Friday, September 29, 2006

My Hangouts

I've just returned from a few of my hangouts where I visit often: the public libraries and Barnes and Noble. I crave a steady diet of brain food and find it in those places. I don't know much about anything, but I sure enjoy learning a little about a lot of things. It works for me.

My initial goal when I set out this morning was to return borrowed books to the Bismarck library, but I came out with books I never could have dreamt would catch my eye. On the New Book shelves Gail Godwin: The Making of a Writer / Journals 1961-1963 begged me to open its cover and read. Yes, it appeared interesting so I carried it off and descended the long stairway to the fiction section. I found a number of novels she has authored and selected her novella Evenings at Five. Gail Godwin?

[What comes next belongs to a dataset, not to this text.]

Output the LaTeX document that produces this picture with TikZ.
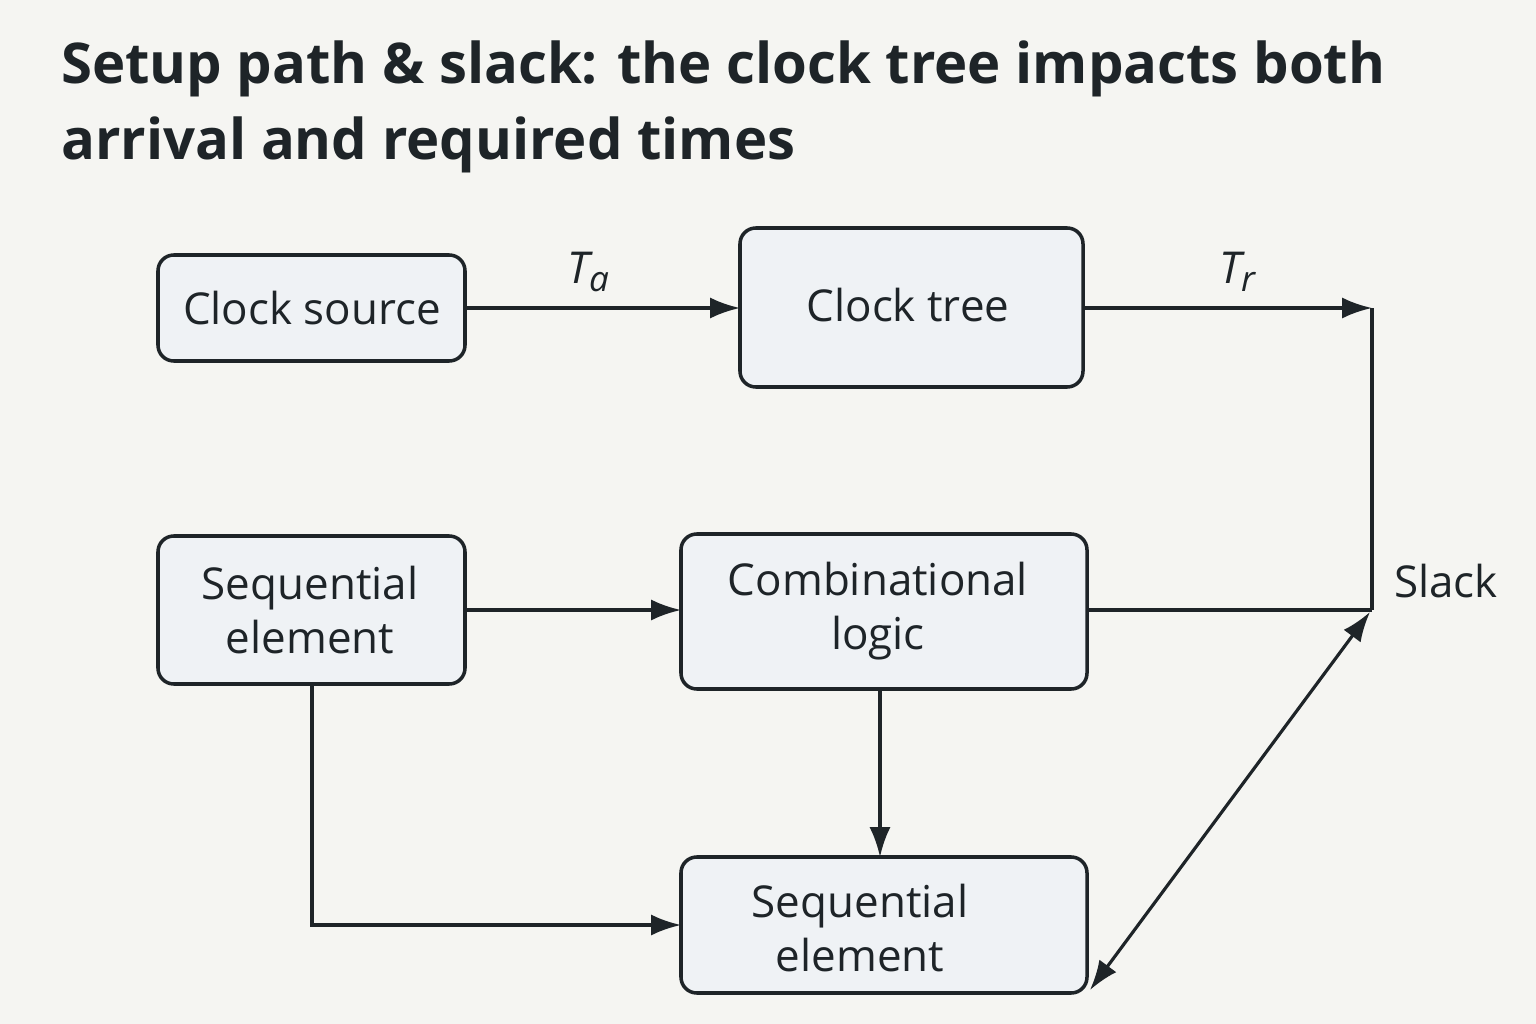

I walked past the magazine section and noticed Jack Nicholson leering out at me from the cover of Rolling Stone magazine. No, I don't think so, not today, I've got to get to Barnes and Noble for a Starbuck's. In there, the New Biography shelves offer something of interest, The Horizontal World: Growing Up Wild in the Middle of Nowhere by Debra Marquardt. She writes about North Dakota and how as a young girl she couldn't wait to get out of here and find some appropriate action. It is one I will pick up again. It seems like these emigrants always yearn to come back home.

The need arises to hurry and jump into my old beater S-10 pickup and head to the Mandan library. This library is a visual treat to visit because the large reading room is furnished with beautifully conditioned Arts and Crafts furniture. Their collection holds a Larry McMurtry book Walter Benjamin at the Dairy Queen in which there is a quotation I remember from reading a few years back that I want to lift and use in the future. We're going to Texas in January, and I find a travel guide that I think will give useful information. Walking to the circulation desk I passed the music and movie DVD collection and picked up Three Dog Night Live with the Tennessee Symphony Orchestra.

I had found enough items to satisfy my eclectic reading tastes for a day or so. I asked the librarian if the Chinese restaurant located above the library serves good food. She assured me it did, but with singleness of purpose I needed to get home to begin reading today's harvest.